January has been a bit trying for me. I took time off to go home for the holidays, which was lovely, but I found it hard to get back into the swing of things when I got back. I've felt a bit wander-y and lost, lacking focus and not sure why.

I moved to Los Angeles four and a half years ago. My body rebelled, the relationship I was in ran it's course and ended, and I feel like a completely different person now. I marvel at how much I've grown, and how much every encounter and experience I've had has contributed not only to the dream I'm pursuing, but the dream I am living.

I quit a safe survival office job six months ago. I got my W-2 from said job last week, and had to firmly stop myself from looking at that number and starting a downward spiral of questioning that decision. (Again.) It was the right decision, I know it is, and I am very happy, but the last six months have been an act of piecing together paychecks, both acting and thrival, and it has been hard.

Bonnie Gillespie always writes amazing columns over at the Actor's Voice, but this week's struck me at the perfect time. I read it yesterday, misty-eyed as the rain cleared, and knew that I was waking up to propel myself back out of my Januarial funk. Please give it a read, it's called Pick Your Hard.

And then a beautiful friend, one of the many I've found here in LA, posted this poem on my wall:

Revelation Must Be Terrible

Revelation must be
   terrible with no time left
to say goodbye.
Imagine that moment
   staring at the still waters
with only the brief tremor
of your body to say
   you are leaving everything
and everyone you know behind.
Being far from home is hard, but you know,
   at least we are exiled together.
When you open your eyes to the world
you are on your own for
   the first time. No one is
even interested in saving you now
and the world steps in
   to test the calm fluidity of your body
from moment to moment
as if it believed you could join
   its vibrant dance
of fire and calmness and final stillness.
As if you were meant to be exactly
   where you are, as if
like the dark branch of a desert river
you could flow on without a speck
   of guilt and everything
everywhere would still be just as it should be.
As if your place in the world mattered
   and the world could
neither speak nor hear the fullness of
its own bitter and beautiful cry
   without the deep well
of your body resonating in the echo.
Knowing that it takes only
   that one, terrible
word to make the circle complete,
revelation must be terrible
   knowing you can
never hide your voice again.

  -- David Whyte
      from Fire in the Earth
      ©1992 Many Rivers Press

Dream. Leap. Choose. Discover. Choose again. Leap again. Dream. Don't give up. Pick your hard.
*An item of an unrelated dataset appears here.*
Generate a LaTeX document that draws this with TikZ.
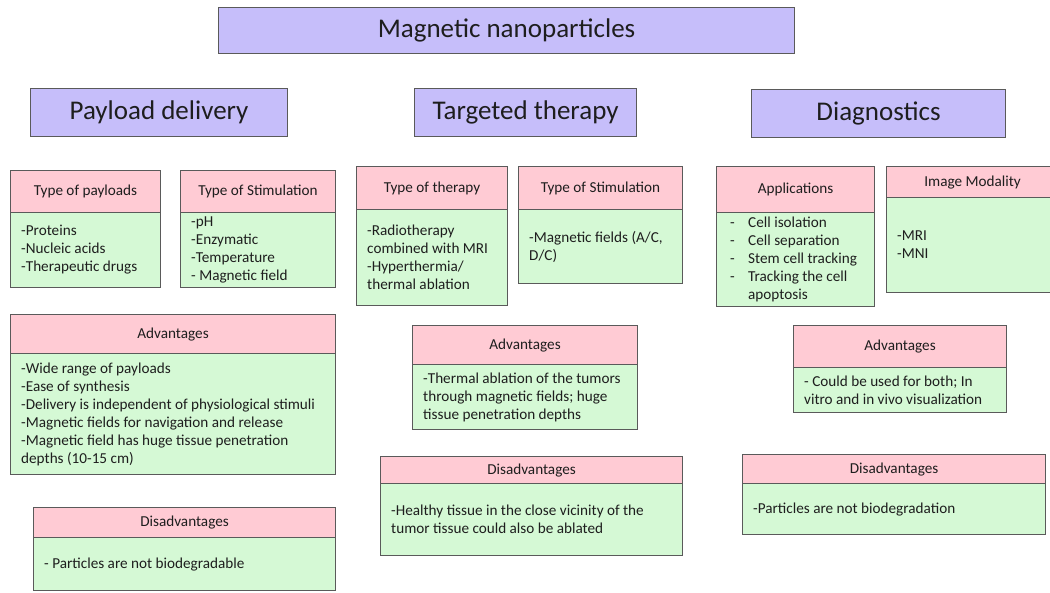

It will be hard. But it will be glorious.

1 comment:

  1. I've truly found that in the past 1.5yrs of blogging how many paralleled experiences actors share. I read this entry (which is my first time reading your blog) and thought, geez this chick is literally living my life almost down to the month,lol.. Anyway, thanks 4 sharing.. blogging is therapy and I'm happy to be apart of your journey, wishing u nothing but miracles, blessings and success.